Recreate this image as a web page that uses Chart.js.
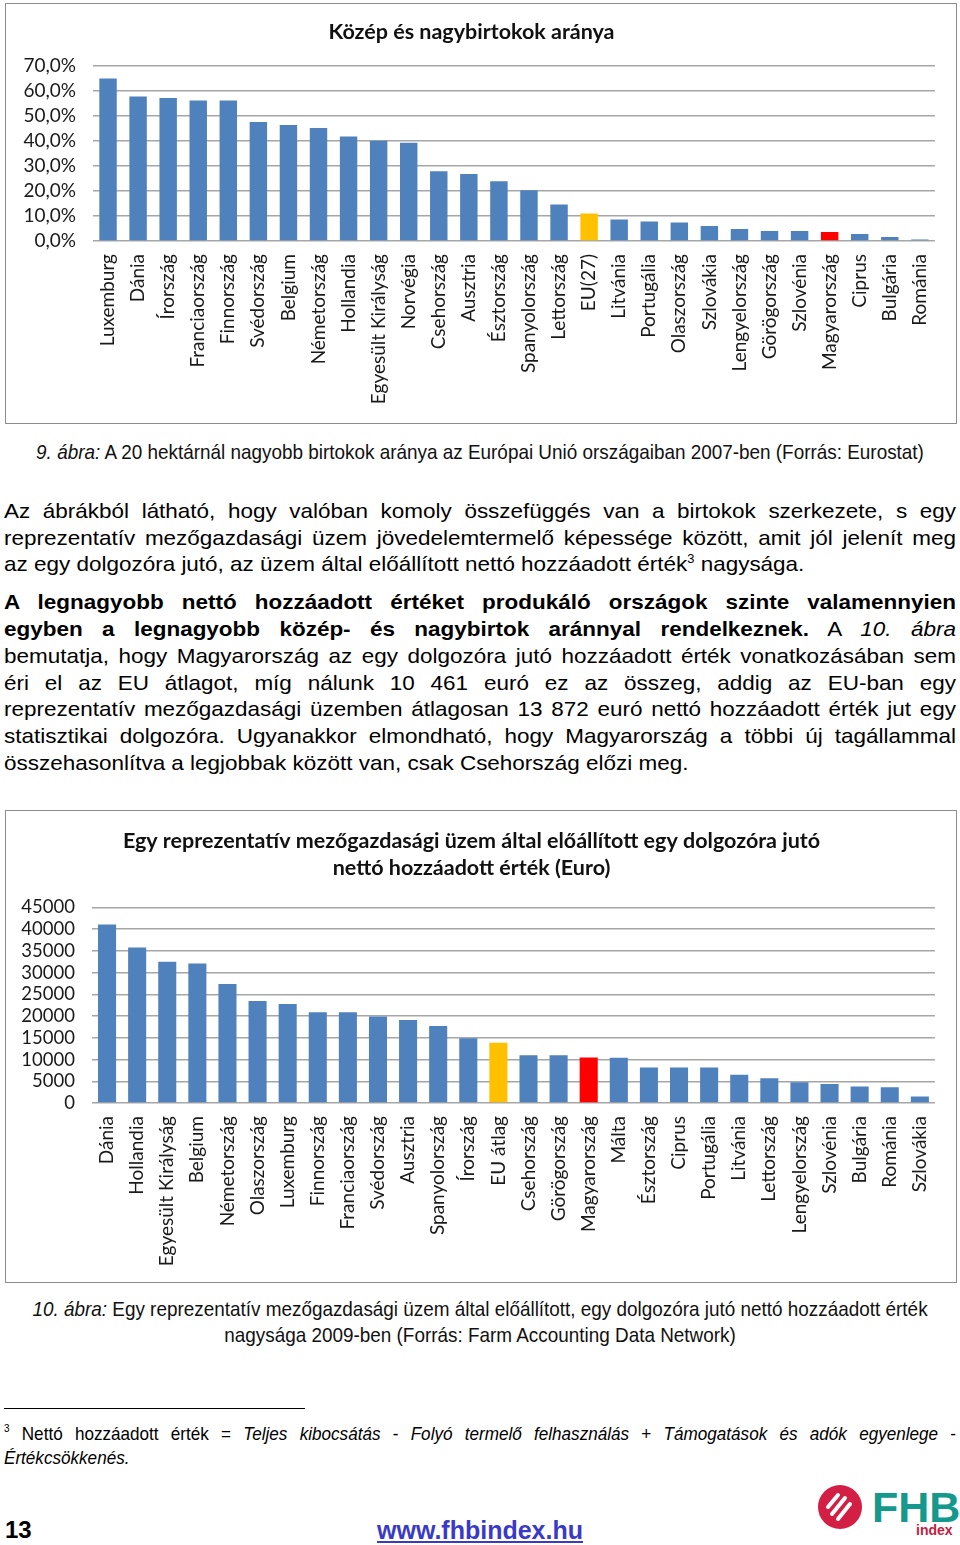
<!DOCTYPE html>
<html>
<head>
<meta charset="utf-8">
<script src="https://cdn.jsdelivr.net/npm/chart.js@4"></script>
<style>
  body { margin: 0; background: #fff; width: 960px; height: 1545px; position: relative; overflow: hidden; }
  .box { position: absolute; left: 5px; width: 950px; border: 1px solid #8c8c8c; }
  .box canvas { display: block; }
  .narrow { font-family: "Liberation Sans", Arial, sans-serif; transform-origin: 0 0; }
  .cap { position: absolute; font-size: 21px; color: #111; text-align: center; }
  .para { position: absolute; left: 4px; width: 889.7px; transform: scaleX(1.07); transform-origin: 0 0; font-family: "Liberation Sans", Arial, sans-serif; font-size: 21px; line-height: 26.7px; color: #000; }
  .para .l { text-align: justify; text-align-last: justify; }
  .para .last { text-align: left; }
  .para .gap { height: 11.3px; }
  sup { font-size: 12px; line-height: 0; vertical-align: 8px; }
</style>
</head>
<body>

<div class="box" style="top:3px;height:419px;"><canvas id="birtokChart"></canvas></div>

<div class="cap narrow" style="left:0;width:1066.7px;transform:scaleX(0.9);top:440px;line-height:24px;"><i>9. ábra:</i> A 20 hektárnál nagyobb birtokok aránya az Európai Unió országaiban 2007-ben (Forrás: Eurostat)</div>

<div class="para" style="top:498px;">
  <div class="l">Az ábrákból látható, hogy valóban komoly összefüggés van a birtokok szerkezete, s egy</div>
  <div class="l">reprezentatív mezőgazdasági üzem jövedelemtermelő képessége között, amit jól jelenít meg</div>
  <div class="last">az egy dolgozóra jutó, az üzem által előállított nettó hozzáadott érték<sup>3</sup> nagysága.</div>
  <div class="gap"></div>
  <div class="l"><b>A legnagyobb nettó hozzáadott értéket produkáló országok szinte valamennyien</b></div>
  <div class="l"><b>egyben a legnagyobb közép- és nagybirtok aránnyal rendelkeznek.</b> A <i>10. ábra</i></div>
  <div class="l">bemutatja, hogy Magyarország az egy dolgozóra jutó hozzáadott érték vonatkozásában sem</div>
  <div class="l">éri el az EU átlagot, míg nálunk 10 461 euró ez az összeg, addig az EU-ban egy</div>
  <div class="l">reprezentatív mezőgazdasági üzemben átlagosan 13 872 euró nettó hozzáadott érték jut egy</div>
  <div class="l">statisztikai dolgozóra. Ugyanakkor elmondható, hogy Magyarország a többi új tagállammal</div>
  <div class="last">összehasonlítva a legjobbak között van, csak Csehország előzi meg.</div>
</div>

<div class="box" style="top:810px;height:471px;"><canvas id="hozzaadottChart"></canvas></div>

<div class="cap narrow" style="left:0;width:1066.7px;transform:scaleX(0.9);top:1296px;line-height:26px;"><i>10. ábra:</i> Egy reprezentatív mezőgazdasági üzem által előállított, egy dolgozóra jutó nettó hozzáadott érték<br>nagysága 2009-ben (Forrás: Farm Accounting Data Network)</div>

<div style="position:absolute;left:4px;top:1408px;width:301px;border-top:1px solid #000;"></div>
<div class="narrow" style="position:absolute;left:4px;top:1422px;width:1057.8px;transform:scaleX(0.9);font-size:19px;line-height:24px;">
  <div style="text-align:justify;text-align-last:justify;"><sup style="font-size:11px;">3</sup> Nettó hozzáadott érték = <i>Teljes kibocsátás</i> - <i>Folyó termelő felhasználás</i> + <i>Támogatások és adók egyenlege</i> -</div>
  <div><i>Értékcsökkenés.</i></div>
</div>

<div style="position:absolute;left:5px;top:1516px;font-family:'Liberation Sans',Arial,sans-serif;font-weight:bold;font-size:24px;line-height:28px;">13</div>
<div style="position:absolute;left:0;width:960px;top:1515px;text-align:center;font-family:'Liberation Sans',Arial,sans-serif;font-weight:bold;font-size:25px;line-height:30px;"><span style="color:#3a3ac8;text-decoration:underline;">www.fhbindex.hu</span></div>

<svg style="position:absolute;left:815px;top:1482px;" width="145" height="60" viewBox="0 0 145 60">
  <circle cx="25" cy="25" r="22" fill="#d41f45"/>
  <g stroke="#fff" stroke-width="4" stroke-linecap="round">
    <line x1="13" y1="25" x2="23" y2="13"/>
    <line x1="17" y1="32" x2="30" y2="16"/>
    <line x1="23" y1="37" x2="35" y2="22"/>
  </g>
  <text x="57" y="40" font-family="Liberation Sans, Arial, sans-serif" font-weight="bold" font-size="43" fill="#15998c">FHB</text>
  <text x="101" y="53" font-family="Liberation Sans, Arial, sans-serif" font-weight="bold" font-size="14" fill="#c21d3f">index</text>
</svg>

<script>
// 9. ábra - közép és nagybirtokok aránya (%), 2007
const birtokOrszagok = ['Luxemburg', 'Dánia', 'Írország', 'Franciaország', 'Finnország', 'Svédország', 'Belgium',
  'Németország', 'Hollandia', 'Egyesült Királyság', 'Norvégia', 'Csehország', 'Ausztria', 'Észtország',
  'Spanyolország', 'Lettország', 'EU(27)', 'Litvánia', 'Portugália', 'Olaszország', 'Szlovákia',
  'Lengyelország', 'Görögország', 'Szlovénia', 'Magyarország', 'Ciprus', 'Bulgária', 'Románia'];
const birtokArany = [64.9, 57.7, 57.1, 56.1, 56.1, 47.5, 46.3, 45.1, 41.8, 40.1, 39.3, 27.9, 26.8, 23.9,
  20.3, 14.6, 11.0, 8.6, 7.8, 7.4, 6.0, 4.8, 4.0, 4.0, 3.6, 2.8, 1.6, 0.6];
const birtokTicks = [0, 10, 20, 30, 40, 50, 60, 70];

// 10. ábra - egy dolgozóra jutó nettó hozzáadott érték (Euro), 2009
const ertekOrszagok = ['Dánia', 'Hollandia', 'Egyesült Királyság', 'Belgium', 'Németország', 'Olaszország',
  'Luxemburg', 'Finnország', 'Franciaország', 'Svédország', 'Ausztria', 'Spanyolország', 'Írország',
  'EU átlag', 'Csehország', 'Görögország', 'Magyarország', 'Málta', 'Észtország', 'Ciprus', 'Portugália',
  'Litvánia', 'Lettország', 'Lengyelország', 'Szlovénia', 'Bulgária', 'Románia', 'Szlovákia'];
const ertekEuro = [41100, 35800, 32500, 32100, 27400, 23500, 22800, 20900, 20900, 19900, 19100, 17700, 14900,
  13872, 11000, 11000, 10461, 10400, 8200, 8200, 8200, 6500, 5700, 4800, 4400, 3800, 3600, 1500];
const ertekTicks = [0, 5000, 10000, 15000, 20000, 25000, 30000, 35000, 40000, 45000];

const KEK = '#4f81bd', SARGA = '#ffc000', PIROS = '#ff0000';

function barColors(labels) {
  return labels.map(l => l.startsWith('EU') ? SARGA : (l === 'Magyarország' ? PIROS : KEK));
}

Chart.defaults.font.family = "Lato, 'Open Sans', sans-serif";
Chart.defaults.color = '#1a1a1a';
Chart.defaults.animation = false;

function makeChart(id, w, h, labels, values, ticks, title, opts) {
  const cv = document.getElementById(id);
  cv.width = w; cv.height = h;
  cv.style.width = w + 'px'; cv.style.height = h + 'px';
  return new Chart(cv.getContext('2d'), {
    type: 'bar',
    data: {
      labels,
      datasets: [{
        data: values,
        backgroundColor: barColors(labels),
        barPercentage: opts.barPct,
        categoryPercentage: 1
      }]
    },
    options: {
      responsive: false,
      layout: { padding: { left: 0, right: opts.right, top: 0, bottom: 0 } },
      plugins: {
        legend: { display: false },
        tooltip: { enabled: false },
        title: {
          display: true,
          text: title,
          color: '#111',
          font: { size: opts.titleSize, weight: 'bold', lineHeight: opts.titleLH },
          padding: { top: opts.titleTop, bottom: opts.titleBottom }
        }
      },
      scales: {
        x: {
          grid: { display: false, drawTicks: false },
          border: { display: false },
          ticks: { autoSkip: false, minRotation: 90, maxRotation: 90, padding: 13, font: { size: 19 }, color: '#1a1a1a' },
          afterFit: s => { s.height = opts.xHeight; }
        },
        y: {
          min: 0,
          max: ticks[ticks.length - 1],
          afterBuildTicks: s => { s.ticks = ticks.map(v => ({ value: v })); },
          grid: { color: '#a6a6a6', lineWidth: 1.5, drawTicks: false },
          border: { display: false },
          ticks: { autoSkip: false, padding: 17, font: { size: opts.yFont }, color: '#1a1a1a', callback: opts.fmt },
          afterFit: s => { s.width = opts.yWidth; }
        }
      }
    }
  });
}

makeChart('birtokChart', 950, 419, birtokOrszagok, birtokArany, birtokTicks,
  'Közép és nagybirtokok aránya',
  { barPct: 0.58, right: 19, titleSize: 21.5, titleLH: 1.2, titleTop: 15, titleBottom: 21, xHeight: 182, yWidth: 87, yFont: 19,
    fmt: v => v.toFixed(1).replace('.', ',') + '%' });

makeChart('hozzaadottChart', 950, 471, ertekOrszagok, ertekEuro, ertekTicks,
  ['Egy reprezentatív mezőgazdasági üzem által előállított egy dolgozóra jutó', 'nettó hozzáadott érték (Euro)'],
  { barPct: 0.6, right: 19, titleSize: 21.5, titleLH: 1.256, titleTop: 16.5, titleBottom: 26, xHeight: 179, yWidth: 86, yFont: 18.5,
    fmt: v => String(v) });
</script>
</body>
</html>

▶ **TO DO**
Leave out the pictures and repeat the lines from the start of the material through the line with "2007-ben (Forrás: Eurostat)</div>", inclusive.

▶ **FINAL RESULT**
Recreate this image as a web page that uses Chart.js.
<!DOCTYPE html>
<html>
<head>
<meta charset="utf-8">
<script src="https://cdn.jsdelivr.net/npm/chart.js@4"></script>
<style>
  body { margin: 0; background: #fff; width: 960px; height: 1545px; position: relative; overflow: hidden; }
  .box { position: absolute; left: 5px; width: 950px; border: 1px solid #8c8c8c; }
  .box canvas { display: block; }
  .narrow { font-family: "Liberation Sans", Arial, sans-serif; transform-origin: 0 0; }
  .cap { position: absolute; font-size: 21px; color: #111; text-align: center; }
  .para { position: absolute; left: 4px; width: 889.7px; transform: scaleX(1.07); transform-origin: 0 0; font-family: "Liberation Sans", Arial, sans-serif; font-size: 21px; line-height: 26.7px; color: #000; }
  .para .l { text-align: justify; text-align-last: justify; }
  .para .last { text-align: left; }
  .para .gap { height: 11.3px; }
  sup { font-size: 12px; line-height: 0; vertical-align: 8px; }
</style>
</head>
<body>

<div class="box" style="top:3px;height:419px;"><canvas id="birtokChart"></canvas></div>

<div class="cap narrow" style="left:0;width:1066.7px;transform:scaleX(0.9);top:440px;line-height:24px;"><i>9. ábra:</i> A 20 hektárnál nagyobb birtokok aránya az Európai Unió országaiban 2007-ben (Forrás: Eurostat)</div>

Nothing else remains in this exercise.